My take: grep is what you'll use most. Find text in files. Essential.

Real example:

grep -i error /var/log/syslog      # Find errors

Processing Text

cut: Extract Columns

cut -d: -f1 /etc/passwd            # Extract first field (usernames)
cut -d',' -f1,3 file.csv # Extract columns 1 and 3

The -d flag: Delimiter. -f flag: Fields.

Real example:

cut -d: -f1 /etc/passwd            # List all usernames

My take: Useful for structured data. CSV files. Config files with delimiters.

sort: Sort Lines

sort file.txt                      # Sort alphabetically
sort -n file.txt # Sort numerically
sort -r file.txt # Reverse sort
sort -u file.txt # Unique (remove duplicates)

Real example:

sort /etc/passwd                   # Sort user list
ps aux | sort -k3 -rn # Sort by CPU usage

My take: Useful for organizing output. Sorting logs. Finding duplicates.

uniq: Remove Duplicates

uniq file.txt                      # Remove consecutive duplicates
sort file.txt | uniq # Remove all duplicates
uniq -c file.txt # Count occurrences

My take: Usually used with sort. sort | uniq removes all duplicates.

wc: Count

wc file.txt                        # Lines, words, characters
wc -l file.txt # Just lines
wc -w file.txt # Just words
wc -c file.txt # Just characters

Real example:

wc -l /var/log/syslog              # Count log lines

My take: Useful for statistics. How many lines? How many words?

Combining Commands (Pipes)

cat file.txt | grep "pattern" | sort | uniq

The pipe |: Sends output of one command to input of next.

Real examples:

ps aux | grep nginx                # Find nginx processes
cat /var/log/syslog | grep error | tail -20 # Last 20 errors
cut -d: -f1 /etc/passwd | sort | uniq # Sorted unique usernames

My take: Pipes are powerful. Combine commands. Build pipelines. This is how you process data.

Common Patterns

Find Errors in Logs

grep -i error /var/log/syslog | tail -20

Count Unique Values

cut -d: -f1 /etc/passwd | sort | uniq | wc -l

Extract Information

grep "pattern" file.txt | cut -d' ' -f2

Common Mistakes (I've Made These)

  1. Using cat on large files: Don't.
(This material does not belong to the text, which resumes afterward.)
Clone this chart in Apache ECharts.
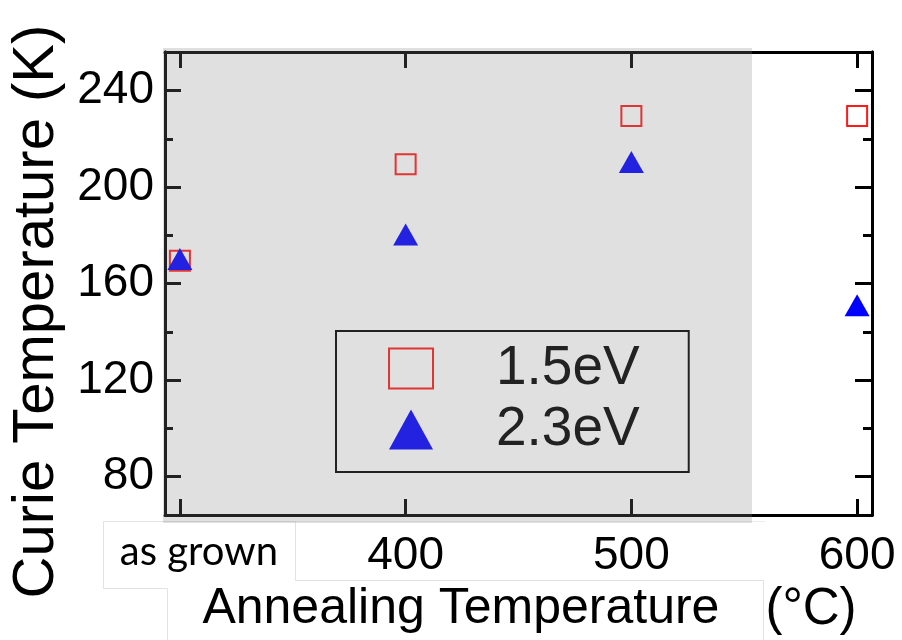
<!DOCTYPE html>
<html>
<head>
<meta charset="utf-8">
<script src="https://cdn.jsdelivr.net/npm/echarts@6/dist/echarts.min.js"></script>
<style>html,body{margin:0;padding:0;background:#fff}#c{width:902px;height:640px}</style>
</head>
<body>
<div id="c"></div>
<script>
// ---- data ----
const xValues = [300, 400, 500, 600];
const xTickLabels = ['as grown', '400', '500', '600'];
const yMajorTicks = [80, 120, 160, 200, 240];
const yMinorTicks = [100, 140, 180, 220];
const seriesNames = ['1.5eV', '2.3eV'];
const tc15 = [169.5, 209.5, 229.5, 229.5];
const tc23 = [170.2, 180.3, 210.4, 151];

const FONT = '"Liberation Sans", Arial, sans-serif';

function yAx(pos, ticks, len, showLabel, name) {
  const ax = {
    type: 'value', position: pos, min: 64, max: 256,
    axisLine: { show: true, lineStyle: { color: '#000', width: 3 } },
    axisTick: { show: true, inside: true, length: len, customValues: ticks, lineStyle: { color: '#000', width: 3 } },
    axisLabel: { show: showLabel, customValues: ticks, margin: 11, fontFamily: FONT, fontSize: 46, color: '#000' },
    splitLine: { show: false }
  };
  if (name) {
    ax.name = name;
    ax.nameLocation = 'middle';
    ax.nameRotate = 90;
    ax.nameGap = 98;
    ax.nameTextStyle = { fontFamily: FONT, fontSize: 58, color: '#000', padding: [0, 56, 0, 0] };
  }
  return ax;
}

function xAx(pos, showLabel, name) {
  const ax = {
    type: 'value', position: pos, min: 293.4, max: 606.6,
    axisLine: { show: true, lineStyle: { color: '#000', width: 3 } },
    axisTick: { show: true, inside: true, length: 16, customValues: xValues, lineStyle: { color: '#000', width: 3 } },
    axisLabel: {
      show: showLabel, customValues: xValues, margin: 17,
      formatter: function (v) {
        const i = xValues.indexOf(v);
        const t = i >= 0 ? xTickLabels[i] : String(v);
        return i === 0 ? '{g|' + t + '}' : '{n|' + t + '}';
      },
      rich: {
        g: { fontFamily: 'Lato, "Open Sans", sans-serif', fontSize: 40, lineHeight: 40, color: '#000', padding: [0, 0, 0, 38] },
        n: { fontFamily: FONT, fontSize: 46, lineHeight: 48, color: '#000' }
      }
    },
    splitLine: { show: false }
  };
  if (name) {
    ax.name = name;
    ax.nameLocation = 'middle';
    ax.nameGap = 66;
    ax.nameTextStyle = {
      rich: {
        a: { fontFamily: FONT, fontSize: 50, lineHeight: 50, color: '#000', padding: [0, 0, 0, 22] },
        b: { fontFamily: FONT, fontSize: 51, lineHeight: 50, color: '#000', padding: [0, 0, 0, 46] }
      }
    };
  }
  return ax;
}

const chart = echarts.init(document.getElementById('c'), null, { renderer: 'canvas' });
chart.setOption({
  backgroundColor: '#fff',
  animation: false,
  grid: { left: 165, right: 30, top: 52, bottom: 121, containLabel: false },
  xAxis: [
    xAx('bottom', true, '{a|Annealing Temperature}{b|(°C)}'),
    xAx('top', false, null)
  ],
  yAxis: [
    yAx('left', yMajorTicks, 16, true, 'Curie Temperature (K)'),
    yAx('left', yMinorTicks, 8, false, null),
    yAx('right', yMajorTicks, 17, false, null),
    yAx('right', yMinorTicks, 9, false, null)
  ],
  legend: {
    orient: 'vertical', left: 336, top: 331,
    padding: [10, 49, 15, 52], itemGap: 6,
    itemWidth: 44, itemHeight: 40,
    borderColor: '#000', borderWidth: 2,
    textStyle: { fontFamily: FONT, fontSize: 55, lineHeight: 55, color: '#000', padding: [0, 0, 0, 58] },
    data: seriesNames
  },
  series: [
    {
      name: seriesNames[0], type: 'scatter', xAxisIndex: 0, yAxisIndex: 0,
      symbol: 'rect', symbolSize: 20,
      itemStyle: { color: 'rgba(255,255,255,0)', borderColor: '#ff1a1a', borderWidth: 2, opacity: 1 },
      data: xValues.map((x, i) => [x, tc15[i]])
    },
    {
      name: seriesNames[1], type: 'scatter', xAxisIndex: 0, yAxisIndex: 0,
      symbol: 'triangle', symbolSize: [25, 22],
      itemStyle: { color: '#0000ff', opacity: 1 },
      data: xValues.map((x, i) => [x, tc23[i]])
    }
  ],
  graphic: [
    { type: 'rect', z: 100, silent: true, shape: { x: 163, y: 48, width: 589, height: 475 }, style: { fill: 'rgba(133,133,133,0.255)' } },
    { type: 'polyline', z: 1, silent: true, shape: { points: [[167.5, 640], [167.5, 588.5], [103.5, 588.5], [103.5, 521.5], [295.5, 521.5], [295.5, 580.5], [763.5, 580.5], [763.5, 640]] }, style: { stroke: '#e2e2e2', lineWidth: 1, fill: null } },
    { type: 'line', z: 1, silent: true, shape: { x1: 295.5, y1: 521.5, x2: 765, y2: 521.5 }, style: { stroke: '#ececec', lineWidth: 1 } }
  ]
});
</script>
</body>
</html>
Use less.

  2. Forgetting -f in tail: tail -f follows. tail just shows last lines.

  3. Not quoting patterns in grep: grep pattern file works, but grep "pattern" file is safer.

  4. Wrong delimiter in cut: Make sure -d matches your data format.

  5. Forgetting to sort before uniq: uniq only removes consecutive duplicates. Sort first.

What's Next?

Now that you can process text, you can work with logs and data. Combine these tools. Build pipelines. Process anything.

Or learn about Command History to work more efficiently.


Personal note: When I started, I'd open files in editors to search. Then I learned grep. Now I grep everything. It's faster. It's more powerful. Text processing tools changed how I work.